No, I don’t think he was a figurehead. From what I read, in the various meetings and things during his term he pretty much made it clear he was in charge. That said, he seemed to purposely surround himself with people who were telling him what he obviously wanted to hear, and in that kind of environment, it would have been fairly easy to manipulate him using his own prejudices and preconceptions. But I doubt Chaney was some kind of puppet master as has been portrayed. Were I to guess, I’d say there were several shifting alliances in his inner circle who probably were on the same page in using his blindness to manipulate him in directions they wanted him to go in.

-XT

GWB may have had a “high IQ” as that’s measured, certainly had a big ego, and supposedly had excellent people skills. The problems were his short attention span and lack of intellectual curiosity. He not only seemed to lack “vision”, but even disparaged the idea that a President should have vision.

The Price of Loyalty by Ron Suskind is a must-read. It looks at Bush’s decision-making through the eyes of GWB’s first Treasury Secretary Paul O’Neil. A detailed look at the White House meeting to agree on a tax cut is particularly startling: the only one present to dare object to the tax cut, in a vague half-witted way, was GWB himself, and he was quickly shot down by Cheney and Rove who appear dominant.

Cheney was a big mistake and someone like Powell would have been much better. But the “take away” lesson should be to select Presidents who have intellectual curiosity and, yes, “vision.”

I partly agree with this comment, but it seems to presuppose that GWB had a “political philosophy” that agreed with Cheney’s. The problem was that GWB had little or no real philosophy at all, political or otherwise.

Bush was very easily manipulated in his first term by Cheney and Rumsfeld and Rove. It was utterly pathetic. By the time it became apparent to even W that the three mice ruined Valerie Plame’s multi-billion dollar non-proliferation intelligence operation for mere spite he no longer trusted them. But he was still a self-centered incompetent fool.

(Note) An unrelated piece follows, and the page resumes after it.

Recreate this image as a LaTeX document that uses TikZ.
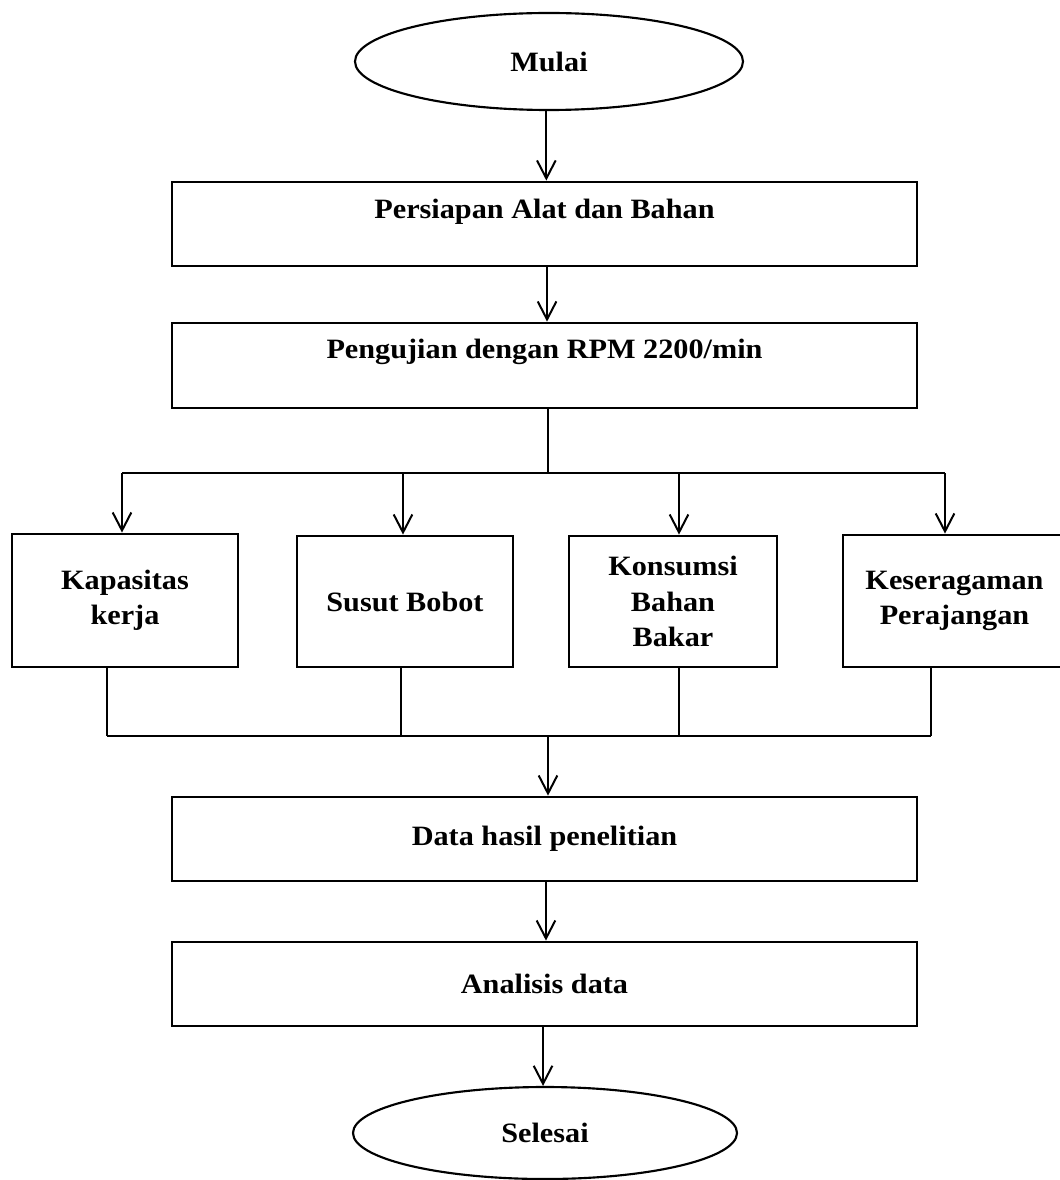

I don’t see why people need to believe that Bush was fronting for people like Cheney and Rove and Rumsfeld. I think it’s more likely that they were fronting for him. They didn’t need to push him to do anything. He chose them because they wanted the same things he wanted.

Into the second term, Bush and Cheney had a growing number of disagreements. Ultimately, one of them was President and one of them was not.

Bush’s first clue should have been when Cheney pretended to search for a VP and selected himself instead of just saying he would like the job at the outset.

He got a Harvard MBA. Harvard doesn’t give those out to dunces. You have to be pretty bright to get one. That said, I never liked the guy much, and disagreed w/ most of his policies. As someone else said downthread from the post I’m responding to, he never had much of any philosophy. I would have labeled it principles, but philosophy amounts to the same thing in this context. That is really what people were pointing to when they said he wasn’t “bright”.

ETA Someone w/o a philosophy or principles is rather easy to manipulate, so in that sense, Cheney, et. al. probably had more influence over policy than was wise.

I get the feeling that in the beginning Bush was in over his head and so deferred to his dads circle on most of the major topics, so yes in the beginning he was a Cheney-Rumsfeld puppet. But later in his presidency I became convinced he got increasing uncomfortable with the direction they wanted this country to go in and struck back. I think he matured a lot, but the presidency is not the place to be immature even at the start.

Part of the reason some people don’t see Bush as very bright is because he was a horrible public speaker and would make Gaffes worthy of Dan Quayle.

As for being a figurehead or not, I didn’t realize that he and Cheney disagreed more and more as time went on. I still wouldn’t call him a figurehead in the beginning, or any time during his presidency, but I think that occasionally manipulated is pretty accurate.